- [GIVEN REQUEST]: Restate, exactly and only, the lines from the first through the line containing "let colors = ['#7f0000', '#c00000', '#ff0000', '#ffcc00']".

[STORED DATA start]

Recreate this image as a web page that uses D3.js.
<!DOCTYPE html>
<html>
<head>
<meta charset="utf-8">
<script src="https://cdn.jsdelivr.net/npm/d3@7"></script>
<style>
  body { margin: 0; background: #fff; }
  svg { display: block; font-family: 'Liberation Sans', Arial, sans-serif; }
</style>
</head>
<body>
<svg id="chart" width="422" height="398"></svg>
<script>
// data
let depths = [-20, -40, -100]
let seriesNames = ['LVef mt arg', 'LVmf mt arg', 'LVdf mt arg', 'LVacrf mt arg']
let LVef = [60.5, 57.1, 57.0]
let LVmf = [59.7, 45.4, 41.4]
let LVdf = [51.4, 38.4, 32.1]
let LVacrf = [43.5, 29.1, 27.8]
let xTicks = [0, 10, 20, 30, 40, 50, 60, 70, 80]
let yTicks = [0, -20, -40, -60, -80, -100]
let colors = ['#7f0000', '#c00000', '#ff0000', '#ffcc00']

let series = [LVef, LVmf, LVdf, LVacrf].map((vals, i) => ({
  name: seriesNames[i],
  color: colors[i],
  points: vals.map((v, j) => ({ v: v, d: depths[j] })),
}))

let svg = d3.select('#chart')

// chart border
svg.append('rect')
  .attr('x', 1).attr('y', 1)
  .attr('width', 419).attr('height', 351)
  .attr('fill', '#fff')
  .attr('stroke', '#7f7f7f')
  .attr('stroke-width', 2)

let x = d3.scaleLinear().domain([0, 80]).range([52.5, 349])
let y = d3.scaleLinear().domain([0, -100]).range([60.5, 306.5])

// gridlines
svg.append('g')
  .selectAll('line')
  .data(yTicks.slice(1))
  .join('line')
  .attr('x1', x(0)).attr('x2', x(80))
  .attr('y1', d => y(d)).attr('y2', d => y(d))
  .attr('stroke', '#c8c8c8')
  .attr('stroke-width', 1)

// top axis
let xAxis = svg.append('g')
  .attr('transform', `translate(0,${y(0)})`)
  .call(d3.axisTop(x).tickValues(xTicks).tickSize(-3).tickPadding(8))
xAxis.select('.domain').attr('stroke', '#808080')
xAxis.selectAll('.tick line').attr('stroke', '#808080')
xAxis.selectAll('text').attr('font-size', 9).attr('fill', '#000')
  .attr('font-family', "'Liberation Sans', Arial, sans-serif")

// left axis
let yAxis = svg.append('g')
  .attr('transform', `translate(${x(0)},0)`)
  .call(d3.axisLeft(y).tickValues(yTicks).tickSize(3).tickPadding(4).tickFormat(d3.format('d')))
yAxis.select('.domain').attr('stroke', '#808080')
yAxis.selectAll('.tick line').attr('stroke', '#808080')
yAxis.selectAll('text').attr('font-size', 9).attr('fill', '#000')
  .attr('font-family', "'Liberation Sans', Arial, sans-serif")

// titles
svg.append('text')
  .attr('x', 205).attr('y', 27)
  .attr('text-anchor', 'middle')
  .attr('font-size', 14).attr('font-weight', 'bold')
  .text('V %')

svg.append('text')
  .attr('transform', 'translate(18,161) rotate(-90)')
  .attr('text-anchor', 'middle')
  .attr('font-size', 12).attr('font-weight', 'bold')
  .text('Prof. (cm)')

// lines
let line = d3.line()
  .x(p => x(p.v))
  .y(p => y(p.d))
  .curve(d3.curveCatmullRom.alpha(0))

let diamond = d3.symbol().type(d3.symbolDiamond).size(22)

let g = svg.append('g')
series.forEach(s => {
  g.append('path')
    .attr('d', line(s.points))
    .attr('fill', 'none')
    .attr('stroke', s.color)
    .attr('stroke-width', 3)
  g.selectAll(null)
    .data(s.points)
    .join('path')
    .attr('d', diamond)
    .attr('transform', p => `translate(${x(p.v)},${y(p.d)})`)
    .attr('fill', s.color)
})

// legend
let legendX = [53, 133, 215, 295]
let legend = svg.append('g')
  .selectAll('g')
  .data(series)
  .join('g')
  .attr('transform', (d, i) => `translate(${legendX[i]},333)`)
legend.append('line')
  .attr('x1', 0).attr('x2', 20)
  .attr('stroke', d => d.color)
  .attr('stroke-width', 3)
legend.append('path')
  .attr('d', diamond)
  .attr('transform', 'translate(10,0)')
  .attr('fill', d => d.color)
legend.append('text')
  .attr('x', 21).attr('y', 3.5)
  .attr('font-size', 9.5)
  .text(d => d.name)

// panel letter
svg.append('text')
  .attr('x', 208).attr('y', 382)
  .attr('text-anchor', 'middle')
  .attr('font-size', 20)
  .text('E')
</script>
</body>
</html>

[STORED DATA end]

- [EXPECTED ANSWER]:
Recreate this image as a web page that uses D3.js.
<!DOCTYPE html>
<html>
<head>
<meta charset="utf-8">
<script src="https://cdn.jsdelivr.net/npm/d3@7"></script>
<style>
  body { margin: 0; background: #fff; }
  svg { display: block; font-family: 'Liberation Sans', Arial, sans-serif; }
</style>
</head>
<body>
<svg id="chart" width="422" height="398"></svg>
<script>
// data
let depths = [-20, -40, -100]
let seriesNames = ['LVef mt arg', 'LVmf mt arg', 'LVdf mt arg', 'LVacrf mt arg']
let LVef = [60.5, 57.1, 57.0]
let LVmf = [59.7, 45.4, 41.4]
let LVdf = [51.4, 38.4, 32.1]
let LVacrf = [43.5, 29.1, 27.8]
let xTicks = [0, 10, 20, 30, 40, 50, 60, 70, 80]
let yTicks = [0, -20, -40, -60, -80, -100]
let colors = ['#7f0000', '#c00000', '#ff0000', '#ffcc00']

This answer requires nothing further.